It is a great privilege and honor to be the newly installed President of Tamarack Camps. I serve in this role with a deep appreciation and respect for our agency’s 113 year history. Over these 113 years, our agency—Our Village—has included tens of thousands of villagers, all contributing to the collective soul of Tamarack. Our Village consists of campers, staff, parents, donors, board members, and past-presidents.
In 1902, Blanche Hart and Ida Koppel had a vision. They recognized the need to provide outdoor recreational activities to immigrant women and children. To fulfill this dream, they began taking groups of mothers and children to Belle Isle for a day in the “fresh air.”
Their vision to provide fresh air to those that otherwise would not experience it, in 1925, led Mr. and Mrs. Rosenthal, to donate 80 acres of land near Brighton. In 1925, Our Village finally had a home.
In the late 1930s, as war was raging in Europe, a young boy in Cologne Germany became an orphan, having lost his father to deportation to Poland, and his mother to the gas chambers at Auschwitz-Berkanau. This young boy is my father. His childhood was spent being chased by German kids who threw stones and hurled insults at him. Without his parents, he boarded a boxcar with no windows and slept on wooden floors. He fled to a home for boys, hiding in Southern France with no food or water.
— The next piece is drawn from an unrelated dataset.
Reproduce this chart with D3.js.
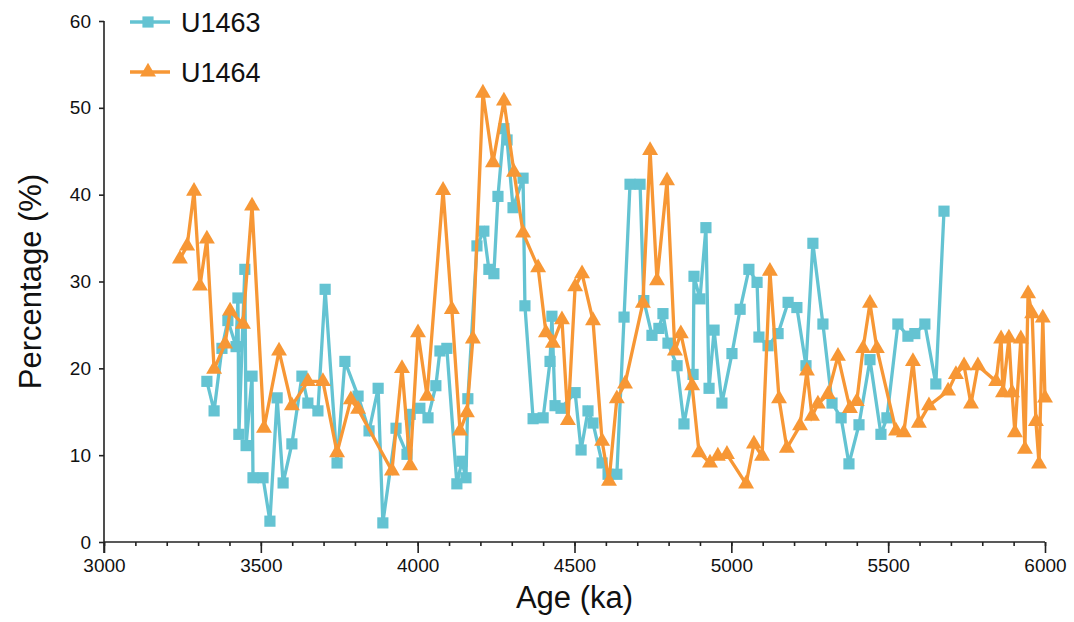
<!DOCTYPE html>
<html>
<head>
<meta charset="utf-8">
<script src="https://cdn.jsdelivr.net/npm/d3@7"></script>
<style>
  html, body { margin: 0; padding: 0; background: #fff; }
  svg { display: block; font-family: "Liberation Sans", Arial, sans-serif; }
</style>
</head>
<body>
<svg id="chart" width="1074" height="622"></svg>
<script>
// Age (ka) and percentage for site U1463
const u1463Age = [3328, 3351, 3376, 3395, 3421, 3427, 3430, 3449, 3453, 3472, 3475, 3507, 3529, 3552, 3571, 3599, 3631, 3650, 3682, 3705,
  3743, 3768, 3810, 3845, 3874, 3889, 3931, 3966, 3976, 4007, 4033, 4058, 4071, 4093, 4125, 4141, 4154, 4160, 4189, 4211,
  4227, 4243, 4256, 4275, 4285, 4304, 4336, 4342, 4368, 4400, 4422, 4428, 4438, 4457, 4502, 4521, 4543, 4559, 4588, 4607,
  4635, 4658, 4677, 4709, 4721, 4747, 4769, 4782, 4798, 4827, 4849, 4878, 4881, 4900, 4919, 4929, 4945, 4970, 5002, 5028,
  5056, 5082, 5088, 5117, 5149, 5181, 5209, 5238, 5260, 5292, 5321, 5350, 5375, 5407, 5442, 5477, 5496, 5531, 5563, 5585,
  5617, 5652, 5678];
const u1463Pct = [18.5, 15.1, 22.3, 25.5, 22.5, 28.1, 12.4, 31.4, 11.1, 19.1, 7.4, 7.4, 2.4, 16.6, 6.8, 11.3, 19.1, 16.0, 15.1, 29.1,
  9.1, 20.8, 16.8, 12.8, 17.7, 2.2, 13.1, 10.1, 14.7, 15.4, 14.3, 18.0, 22.0, 22.3, 6.7, 9.3, 7.4, 16.5, 34.1, 35.8,
  31.4, 30.9, 39.8, 47.6, 46.3, 38.5, 41.9, 27.2, 14.2, 14.3, 20.8, 26.0, 15.7, 15.4, 17.2, 10.6, 15.1, 13.7, 9.1, 7.8,
  7.8, 25.9, 41.2, 41.2, 27.8, 23.8, 24.6, 26.3, 22.9, 20.3, 13.6, 19.3, 30.6, 28.0, 36.2, 17.7, 24.4, 16.0, 21.7, 26.8,
  31.4, 29.9, 23.6, 22.6, 24.0, 27.6, 27.0, 20.3, 34.4, 25.1, 16.0, 14.3, 9.0, 13.5, 21.0, 12.4, 14.3, 25.1, 23.7, 24.0,
  25.1, 18.2, 38.1];

// Age (ka) and percentage for site U1464
const u1464Age = [3242, 3265, 3287, 3306, 3328, 3351, 3386, 3402, 3443, 3472, 3510, 3558, 3599, 3650, 3698, 3743, 3787, 3810, 3918, 3950,
  3976, 4001, 4030, 4081, 4109, 4135, 4157, 4176, 4208, 4240, 4275, 4307, 4336, 4384, 4409, 4431, 4460, 4479, 4502, 4524,
  4559, 4588, 4610, 4635, 4661, 4718, 4741, 4763, 4795, 4820, 4839, 4875, 4897, 4932, 4957, 4986, 5047, 5072, 5098, 5123,
  5152, 5177, 5219, 5241, 5257, 5276, 5308, 5340, 5378, 5400, 5420, 5442, 5464, 5525, 5550, 5579, 5598, 5630, 5691, 5716,
  5742, 5764, 5786, 5844, 5860, 5866, 5885, 5895, 5904, 5923, 5936, 5946, 5959, 5971, 5981, 5993, 6000];
const u1464Pct = [32.6, 34.1, 40.4, 29.5, 34.9, 19.9, 22.8, 26.6, 25.1, 38.7, 13.1, 22.0, 15.7, 18.5, 18.5, 10.3, 16.4, 15.3, 8.2, 20.0,
  8.8, 24.1, 16.8, 40.5, 26.8, 12.8, 14.9, 23.4, 51.7, 43.7, 50.8, 42.6, 35.6, 31.6, 24.1, 22.9, 25.6, 14.0, 29.4, 30.9,
  25.5, 11.6, 7.0, 16.5, 18.2, 27.5, 45.1, 30.1, 41.6, 22.0, 24.0, 18.0, 10.3, 9.1, 9.9, 10.1, 6.7, 11.3, 9.9, 31.2,
  16.5, 10.8, 13.4, 19.7, 14.5, 15.9, 17.0, 21.4, 15.4, 16.2, 22.3, 27.5, 22.3, 12.8, 12.6, 20.8, 13.7, 15.7, 17.4, 19.3,
  20.3, 15.9, 20.3, 18.5, 23.4, 17.2, 23.5, 17.2, 12.6, 23.4, 10.7, 28.6, 26.3, 13.9, 9.0, 25.8, 16.6];

const seriesNames = ["U1463", "U1464"];
const xTicks = [3000, 3500, 4000, 4500, 5000, 5500, 6000];
const xMinorTicks = d3.range(3000, 6001, 100);
const yTicks = [0, 10, 20, 30, 40, 50, 60];

const colors = { U1463: "#64c3d2", U1464: "#f79735" };

const svg = d3.select("#chart");
const x = d3.scaleLinear().domain([3000, 6000]).range([104, 1045]);
const y = d3.scaleLinear().domain([0, 60]).range([542, 21]);

// Axes: minor ticks every 100 ka, labelled majors every 500 ka
const xAxisG = svg.append("g").attr("transform", `translate(0,${y(0)})`);
xAxisG.call(d3.axisBottom(x).tickValues(xMinorTicks).tickSize(4).tickFormat(""));
xAxisG.call(g => g.select(".domain").remove());
const xMajor = svg.append("g").attr("transform", `translate(0,${y(0)})`)
  .call(d3.axisBottom(x).tickValues(xTicks).tickSize(11).tickPadding(6).tickFormat(d3.format("d")));
xMajor.select(".domain").attr("d", `M${x(3000)},0H${x(6000)}`);

const yAxisG = svg.append("g").attr("transform", `translate(${x(3000)},0)`)
  .call(d3.axisLeft(y).tickValues(yTicks).tickSize(5).tickPadding(8).tickFormat(d3.format("d")));
yAxisG.select(".domain").attr("d", `M0,${y(60)}V${y(0) + 11}`);

svg.selectAll(".tick line, .domain").attr("stroke", "#222").attr("stroke-width", 1.6);
svg.selectAll(".tick text").attr("font-size", 19).attr("fill", "#111")
  .attr("font-family", "'Liberation Sans', Arial, sans-serif");

// Axis titles
svg.append("text").attr("x", (x(3000) + x(6000)) / 2).attr("y", 608)
  .attr("text-anchor", "middle").attr("font-size", 31).attr("fill", "#111").text("Age (ka)");
svg.append("text").attr("transform", `translate(41,${(y(0) + y(60)) / 2}) rotate(-90)`)
  .attr("text-anchor", "middle").attr("font-size", 31).attr("fill", "#111").text("Percentage (%)");

// Series
const series = [
  { name: "U1463", ages: u1463Age, vals: u1463Pct, symbol: d3.symbolSquare, size: 125 },
  { name: "U1464", ages: u1464Age, vals: u1464Pct, symbol: d3.symbolTriangle, size: 110 }
];

const line = d3.line().x(d => x(d[0])).y(d => y(d[1]));

series.forEach(s => {
  const pts = s.ages.map((a, i) => [a, s.vals[i]]);
  const g = svg.append("g");
  g.append("path").datum(pts).attr("d", line)
    .attr("fill", "none").attr("stroke", colors[s.name]).attr("stroke-width", 3.3)
    .attr("stroke-linejoin", "miter");
  g.selectAll("path.mark").data(pts).join("path").attr("class", "mark")
    .attr("transform", d => `translate(${x(d[0])},${y(d[1])})`)
    .attr("d", d3.symbol().type(s.symbol).size(s.size))
    .attr("fill", colors[s.name]);
});

// Legend
const legend = svg.append("g");
series.forEach((s, i) => {
  const ly = 22 + i * 50;
  legend.append("line").attr("x1", 130).attr("x2", 170).attr("y1", ly).attr("y2", ly)
    .attr("stroke", colors[s.name]).attr("stroke-width", 3.3);
  legend.append("path").attr("transform", `translate(148,${ly})`)
    .attr("d", d3.symbol().type(s.symbol).size(s.size)).attr("fill", colors[s.name]);
  legend.append("text").attr("x", 181).attr("y", ly + 10).attr("font-size", 27)
    .attr("fill", "#111").text(s.name);
});
</script>
</body>
</html>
My father was fortunate. He escaped Europe and landed in America and was placed at a foster home by Detroit’s Jewish Family Service. Having lost his parents and most of his family, and within days of experiencing the unimaginable horrors of the Holocaust, his first summer experience in this country was a deeply gratifying breath of fresh air. With the same clothes he wore escaping the Holocaust, my orphaned father became a welcomed member of Our Village—as a Tamarack scholarship camper.
In the early 1950’s, to meet the increased number of children who needed fresh air, a second campsite was purchased. This site, where we are today, was named Camp Tamarack. Our Village had another home. A home built by counselors who just a decade earlier had been provided scholarships as campers.
In the 1970s and 1980s, Our Village’s commitment to our Jewish family did not wane. Camp welcomed Russian immigrants by providing their first summer camping experience. Again, welcoming those in financial need to Our Village with open arms.
With 113 years behind us, we are fortunate today that Our Village is quite healthy. Tamarack’s enrollment is thriving, camper and staff retention rate’s high, and camper satisfaction at an all-time high.
As I say to everyone that I speak to about Camp, we are in the business of strengthening Jewish identity. We have successfully fostered opportunities for campers to explore their relationship with Judaism in a manner generally not available during the school year. Over and over again we’ve heard from campers– that Tamarack was their most formative Jewish experience. With Blanche Hart and Ida Koppel’s vision and 113 years of collective commitment to Our Village’s mission, we are still in the business of strengthening Jewish identity.
As we lead Our Village into the future, we must respect our collective history and look forward to our collective potential. I look forward to all of Our Villagers working together to realize our future. As John Lennon once said, “a dream you dream alone is only a dream. A dream you dream together is reality.”